Quote the listing below in full and exactly as written, but omit every picture.

INFORMATION SUPPLIED –
------------------------------------------------------------

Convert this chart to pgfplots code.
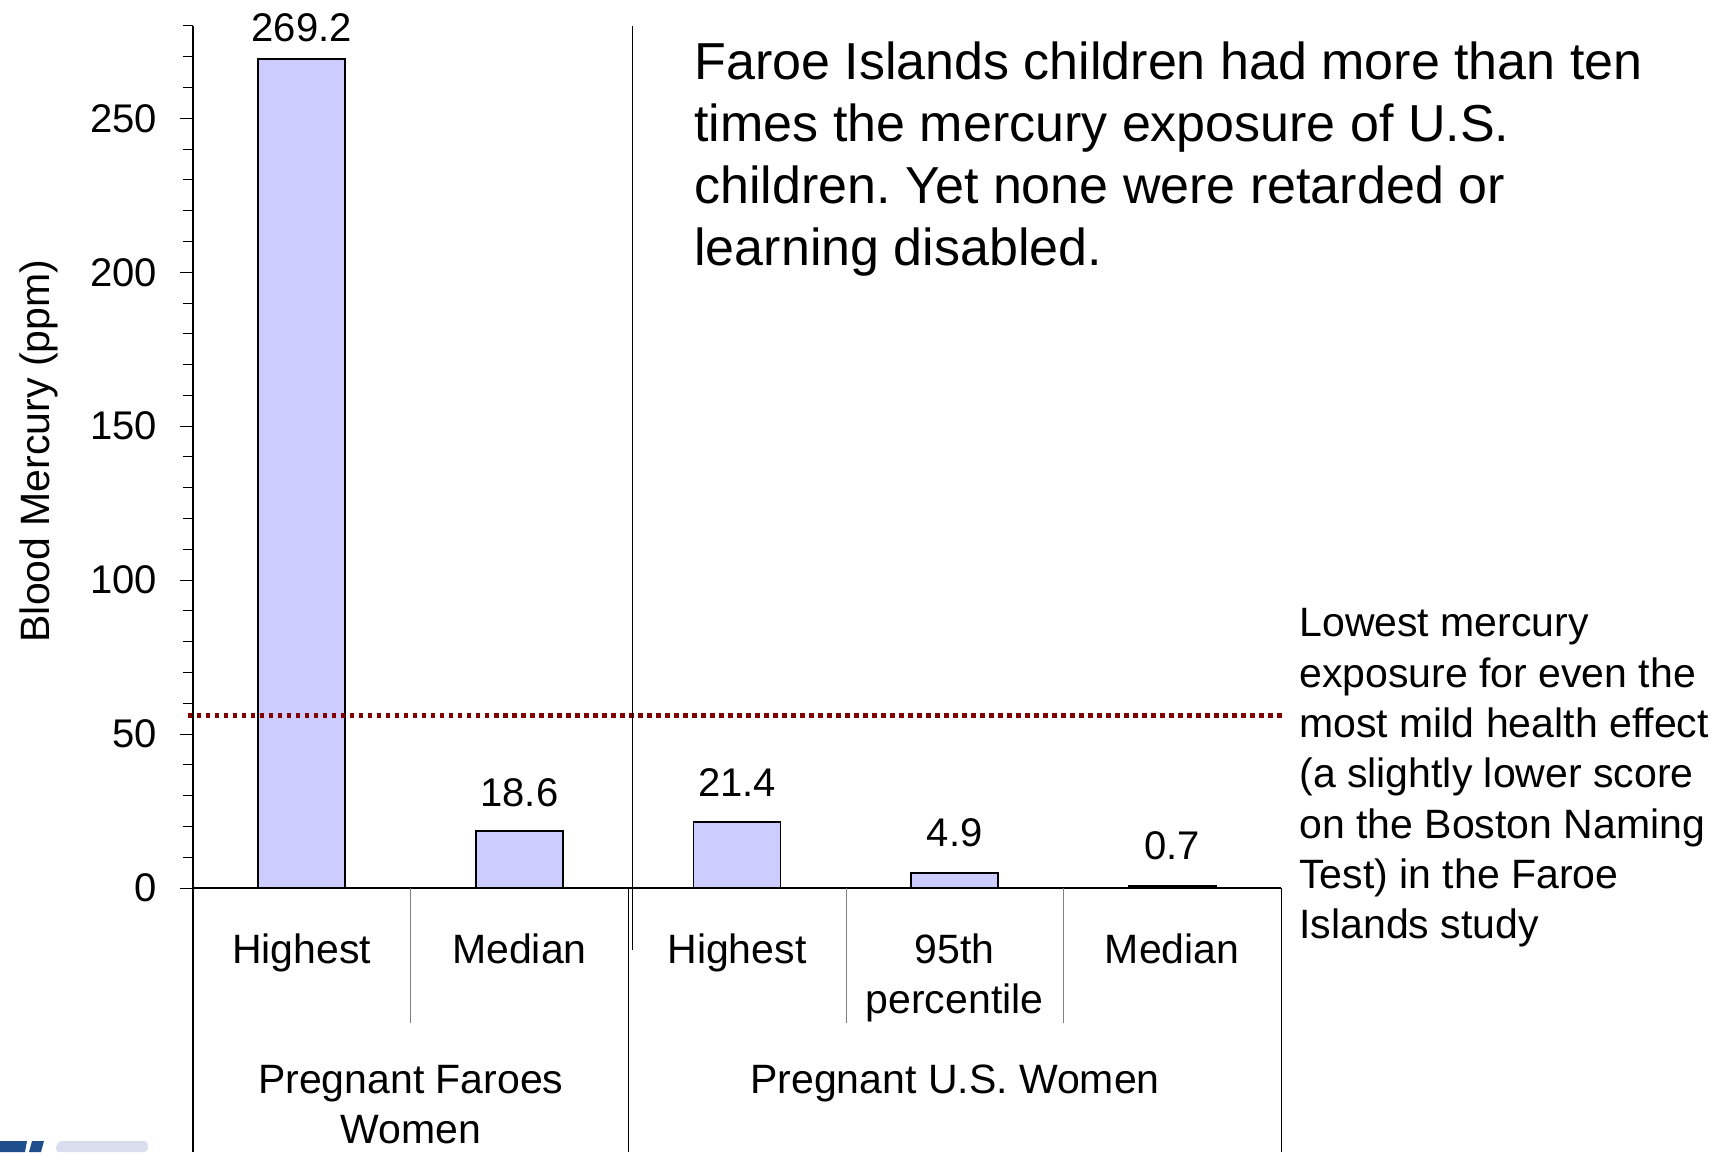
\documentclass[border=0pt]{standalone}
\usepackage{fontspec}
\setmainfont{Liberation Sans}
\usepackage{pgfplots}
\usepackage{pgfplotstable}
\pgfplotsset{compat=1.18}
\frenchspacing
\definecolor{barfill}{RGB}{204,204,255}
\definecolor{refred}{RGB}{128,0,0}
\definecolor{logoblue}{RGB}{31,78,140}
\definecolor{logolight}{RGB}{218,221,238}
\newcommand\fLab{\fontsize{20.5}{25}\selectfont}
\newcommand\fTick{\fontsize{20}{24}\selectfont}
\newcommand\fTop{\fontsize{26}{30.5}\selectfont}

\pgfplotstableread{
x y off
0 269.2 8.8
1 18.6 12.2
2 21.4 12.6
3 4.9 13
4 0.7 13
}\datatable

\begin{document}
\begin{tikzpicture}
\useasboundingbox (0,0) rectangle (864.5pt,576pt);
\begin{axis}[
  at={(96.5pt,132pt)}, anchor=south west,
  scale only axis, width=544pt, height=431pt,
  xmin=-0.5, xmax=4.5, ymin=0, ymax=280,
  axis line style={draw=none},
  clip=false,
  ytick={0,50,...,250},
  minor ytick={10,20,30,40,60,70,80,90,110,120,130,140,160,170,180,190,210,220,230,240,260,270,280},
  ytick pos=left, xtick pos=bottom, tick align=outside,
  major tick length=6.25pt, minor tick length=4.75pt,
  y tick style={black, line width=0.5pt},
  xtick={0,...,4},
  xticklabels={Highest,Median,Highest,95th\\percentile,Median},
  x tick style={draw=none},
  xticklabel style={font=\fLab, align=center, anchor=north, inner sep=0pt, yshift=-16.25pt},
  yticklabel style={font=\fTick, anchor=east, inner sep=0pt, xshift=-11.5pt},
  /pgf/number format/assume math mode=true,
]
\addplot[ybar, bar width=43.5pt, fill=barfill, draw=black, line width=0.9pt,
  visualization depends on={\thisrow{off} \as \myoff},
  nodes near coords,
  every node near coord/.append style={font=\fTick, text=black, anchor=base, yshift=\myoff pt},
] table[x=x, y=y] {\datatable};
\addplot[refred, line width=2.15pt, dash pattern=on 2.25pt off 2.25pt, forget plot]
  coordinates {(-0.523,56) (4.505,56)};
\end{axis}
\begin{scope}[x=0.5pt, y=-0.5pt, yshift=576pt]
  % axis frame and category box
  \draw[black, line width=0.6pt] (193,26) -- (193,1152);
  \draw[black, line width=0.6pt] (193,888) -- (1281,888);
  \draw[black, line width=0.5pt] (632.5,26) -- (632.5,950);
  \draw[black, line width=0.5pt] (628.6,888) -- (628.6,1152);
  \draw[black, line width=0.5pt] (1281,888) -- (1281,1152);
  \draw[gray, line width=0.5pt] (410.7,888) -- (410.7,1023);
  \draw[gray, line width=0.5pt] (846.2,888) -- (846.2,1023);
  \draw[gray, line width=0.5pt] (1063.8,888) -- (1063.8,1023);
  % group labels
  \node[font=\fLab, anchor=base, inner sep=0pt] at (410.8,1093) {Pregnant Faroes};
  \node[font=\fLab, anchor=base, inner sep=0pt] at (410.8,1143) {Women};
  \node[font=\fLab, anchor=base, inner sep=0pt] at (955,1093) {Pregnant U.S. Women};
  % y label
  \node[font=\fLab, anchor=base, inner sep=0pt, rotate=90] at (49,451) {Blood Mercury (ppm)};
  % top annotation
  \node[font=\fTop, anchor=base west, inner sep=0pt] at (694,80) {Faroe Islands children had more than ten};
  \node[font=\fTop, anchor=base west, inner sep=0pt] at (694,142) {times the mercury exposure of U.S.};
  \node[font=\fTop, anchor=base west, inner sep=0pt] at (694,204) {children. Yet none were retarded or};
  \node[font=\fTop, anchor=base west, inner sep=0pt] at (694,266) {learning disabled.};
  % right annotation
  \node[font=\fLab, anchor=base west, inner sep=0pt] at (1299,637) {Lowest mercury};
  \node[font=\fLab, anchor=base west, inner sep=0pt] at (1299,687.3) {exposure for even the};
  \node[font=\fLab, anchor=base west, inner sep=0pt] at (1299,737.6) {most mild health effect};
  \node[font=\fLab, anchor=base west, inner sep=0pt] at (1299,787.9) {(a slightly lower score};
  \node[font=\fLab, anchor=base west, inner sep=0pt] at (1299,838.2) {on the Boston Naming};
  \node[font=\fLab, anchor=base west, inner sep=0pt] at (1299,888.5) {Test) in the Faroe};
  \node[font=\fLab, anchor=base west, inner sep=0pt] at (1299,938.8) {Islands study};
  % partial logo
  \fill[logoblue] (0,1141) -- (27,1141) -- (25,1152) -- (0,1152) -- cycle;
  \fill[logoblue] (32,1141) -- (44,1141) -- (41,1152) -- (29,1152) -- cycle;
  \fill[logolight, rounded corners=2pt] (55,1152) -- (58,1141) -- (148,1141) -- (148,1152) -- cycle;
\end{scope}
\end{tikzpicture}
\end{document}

------------------------------------------------------------

SOLVED EXERCISE –
Convert this chart to pgfplots code.
\documentclass[border=0pt]{standalone}
\usepackage{fontspec}
\setmainfont{Liberation Sans}
\usepackage{pgfplots}
\usepackage{pgfplotstable}
\pgfplotsset{compat=1.18}
\frenchspacing
\definecolor{barfill}{RGB}{204,204,255}
\definecolor{refred}{RGB}{128,0,0}
\definecolor{logoblue}{RGB}{31,78,140}
\definecolor{logolight}{RGB}{218,221,238}
\newcommand\fLab{\fontsize{20.5}{25}\selectfont}
\newcommand\fTick{\fontsize{20}{24}\selectfont}
\newcommand\fTop{\fontsize{26}{30.5}\selectfont}

\pgfplotstableread{
x y off
0 269.2 8.8
1 18.6 12.2
2 21.4 12.6
3 4.9 13
4 0.7 13
}\datatable

\begin{document}
\begin{tikzpicture}
\useasboundingbox (0,0) rectangle (864.5pt,576pt);
\begin{axis}[
  at={(96.5pt,132pt)}, anchor=south west,
  scale only axis, width=544pt, height=431pt,
  xmin=-0.5, xmax=4.5, ymin=0, ymax=280,
  axis line style={draw=none},
  clip=false,
  ytick={0,50,...,250},
  minor ytick={10,20,30,40,60,70,80,90,110,120,130,140,160,170,180,190,210,220,230,240,260,270,280},
  ytick pos=left, xtick pos=bottom, tick align=outside,
  major tick length=6.25pt, minor tick length=4.75pt,
  y tick style={black, line width=0.5pt},
  xtick={0,...,4},
  xticklabels={Highest,Median,Highest,95th\\percentile,Median},
  x tick style={draw=none},
  xticklabel style={font=\fLab, align=center, anchor=north, inner sep=0pt, yshift=-16.25pt},
  yticklabel style={font=\fTick, anchor=east, inner sep=0pt, xshift=-11.5pt},
  /pgf/number format/assume math mode=true,
]
\addplot[ybar, bar width=43.5pt, fill=barfill, draw=black, line width=0.9pt,
  visualization depends on={\thisrow{off} \as \myoff},
  nodes near coords,
  every node near coord/.append style={font=\fTick, text=black, anchor=base, yshift=\myoff pt},
] table[x=x, y=y] {\datatable};
\addplot[refred, line width=2.15pt, dash pattern=on 2.25pt off 2.25pt, forget plot]
  coordinates {(-0.523,56) (4.505,56)};
\end{axis}
\begin{scope}[x=0.5pt, y=-0.5pt, yshift=576pt]
  % axis frame and category box
  \draw[black, line width=0.6pt] (193,26) -- (193,1152);
  \draw[black, line width=0.6pt] (193,888) -- (1281,888);
  \draw[black, line width=0.5pt] (632.5,26) -- (632.5,950);
  \draw[black, line width=0.5pt] (628.6,888) -- (628.6,1152);
  \draw[black, line width=0.5pt] (1281,888) -- (1281,1152);
  \draw[gray, line width=0.5pt] (410.7,888) -- (410.7,1023);
  \draw[gray, line width=0.5pt] (846.2,888) -- (846.2,1023);
  \draw[gray, line width=0.5pt] (1063.8,888) -- (1063.8,1023);
  % group labels
  \node[font=\fLab, anchor=base, inner sep=0pt] at (410.8,1093) {Pregnant Faroes};
  \node[font=\fLab, anchor=base, inner sep=0pt] at (410.8,1143) {Women};
  \node[font=\fLab, anchor=base, inner sep=0pt] at (955,1093) {Pregnant U.S. Women};
  % y label
  \node[font=\fLab, anchor=base, inner sep=0pt, rotate=90] at (49,451) {Blood Mercury (ppm)};
  % top annotation
  \node[font=\fTop, anchor=base west, inner sep=0pt] at (694,80) {Faroe Islands children had more than ten};
  \node[font=\fTop, anchor=base west, inner sep=0pt] at (694,142) {times the mercury exposure of U.S.};
  \node[font=\fTop, anchor=base west, inner sep=0pt] at (694,204) {children. Yet none were retarded or};
  \node[font=\fTop, anchor=base west, inner sep=0pt] at (694,266) {learning disabled.};
  % right annotation
  \node[font=\fLab, anchor=base west, inner sep=0pt] at (1299,637) {Lowest mercury};
  \node[font=\fLab, anchor=base west, inner sep=0pt] at (1299,687.3) {exposure for even the};
  \node[font=\fLab, anchor=base west, inner sep=0pt] at (1299,737.6) {most mild health effect};
  \node[font=\fLab, anchor=base west, inner sep=0pt] at (1299,787.9) {(a slightly lower score};
  \node[font=\fLab, anchor=base west, inner sep=0pt] at (1299,838.2) {on the Boston Naming};
  \node[font=\fLab, anchor=base west, inner sep=0pt] at (1299,888.5) {Test) in the Faroe};
  \node[font=\fLab, anchor=base west, inner sep=0pt] at (1299,938.8) {Islands study};
  % partial logo
  \fill[logoblue] (0,1141) -- (27,1141) -- (25,1152) -- (0,1152) -- cycle;
  \fill[logoblue] (32,1141) -- (44,1141) -- (41,1152) -- (29,1152) -- cycle;
  \fill[logolight, rounded corners=2pt] (55,1152) -- (58,1141) -- (148,1141) -- (148,1152) -- cycle;
\end{scope}
\end{tikzpicture}
\end{document}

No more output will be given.